Which is also why I think Apple did what it did, at some point you need to start if you want to succeed in a emergend field even if you loose money. The problem is you don't know when the VR field will explode and entering it too early can be too costly.
My guess is for VR to take off we need an reasonable priced headset+equipment set which you practically can use by itself as a laptop replacement for non gaming tasks and "simple/short" games.
Means:
- portable/compact enough
- usable in public (but doesn't need as fancy features as what apple did)
- ~4+h battery live for office tasks, 8h would be better
- comfortable usable when having a power supply (like similar to one from a laptop) connected
- with not too long brakes usable for 8-10h
- usable by most people, at least for office task and some simple games
- full laptop functionality, e.g. browsing or playing non VR games like idk. minesweeper
- reasonable affordable base models (as full laptop replacement that would be ~800€) and nice still reasonable priced "good" (not highest end) models (~<1500€)
- support for external displays to make it usable for presentations
- fast text input, somehow without hurting portability
Most of this is sound like something which could be archived in coming years depending on technical advancement.

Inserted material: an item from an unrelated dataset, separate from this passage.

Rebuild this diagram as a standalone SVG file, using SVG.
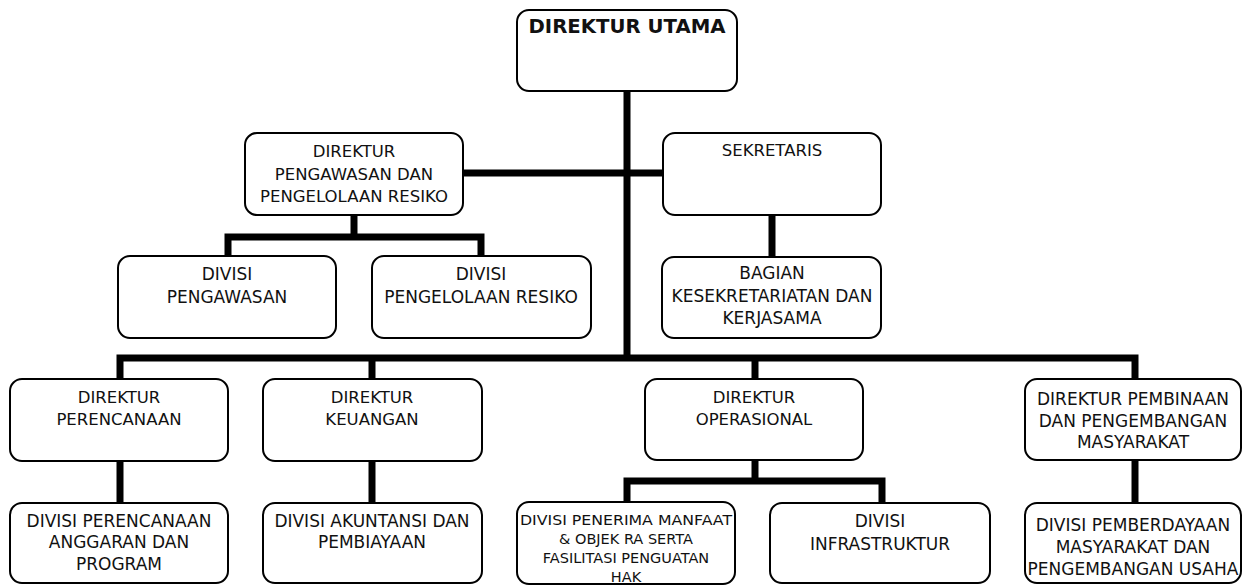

Some main issues which aren't can't be solved by innovations in other sectors (e.g better batteries):
- as it's not conveniently flat and square like a laptop convenient daily travel portability is harder to archive, including the fast text input without carrying a nearly laptop sized keyboard with you
- hair + headset, people care about their hair not getting messed up
- usability for everyone, even if your head is large or small or you have some neck issues, or eye issues, or motion sickness etc. personalized devices help, but drive the price up and prevent sharing
Not that I really care, there's enough usecases where it adds value (eg simming) to support a cottage industry. And I'm not a trend follower anyway, I like to make my own choices. Most of the things I'm really into are very niche.
But it would be nice to see a bit more content for it.